Hizbollah criticised the Lebanese government on Friday for allowing cinemas to screen Stephen Spielberg’s film “The Post” despite calls for a ban because of the director’s links to Israel.
The movie premiered in Beirut this week after Lebanon’s interior ministry ruled against any ban.
Activists in Lebanon had campaigned against the film because of Spielberg’s ties to Israel, a country with which Lebanon is still officially at war.
“We reject this decision. We consider it a mistake,” said Sayyed Hassan Nasrallah, leader of the Iranian-backed political and military movement.
“This man announced his support for the Israeli aggression against Lebanon,” he said in an address. “He paid Israel from his own money... to kill your children and destroy your houses.”
“The Post” dramatises the 1971 battle by American newspapers to publish leaked documents, known as the Pentagon Papers, about the US government’s role in the Vietnam War.
Lebanese prime minister Saad Hariri asked the interior ministry to ignore the recommendation from the General Security Directorate’s censorship committee to ban the film, according to Italia Film, the movie's Beirut-based Middle East distributor.
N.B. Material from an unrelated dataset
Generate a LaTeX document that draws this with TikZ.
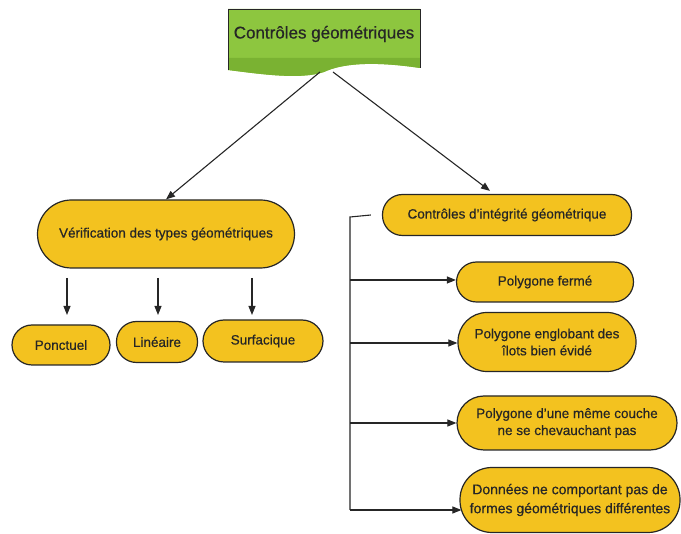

Italia Film's marketing manager, Carlo Vincenti, told The National that Mr Hariri had intervened following growing pressure on social media: "This is a big victory as it is the first time in Lebanon that a [prospective] ban on a movie is reversed. We are glad and pleased that justice, reason and love of cinema has prevailed, and we thank everyone involved in the strong lobbying done to clear an injustice."
It is believed the censorship committee objected to The Post because parts of another Spielberg blockbuster — the 1993 Oscar-winning Schindler's List — were shot in Jerusalem. Tensions have been heightened since United States president Donald Trump unilaterally declared Jerusalem as the capital of Israel last month.
Spielberg is reportedly on an Arab League “blacklist” after the director personally gave a US$1 million (Dh3.7 million) donation to Israeli relief efforts following the 2006 war between Israel and Hizbollah, which has seats in the Lebanese parliament.
Most of Spielberg's films since 2006 have been released in Lebanon, although his name was blacked out on posters advertising 2011's The Adventures of Tintin.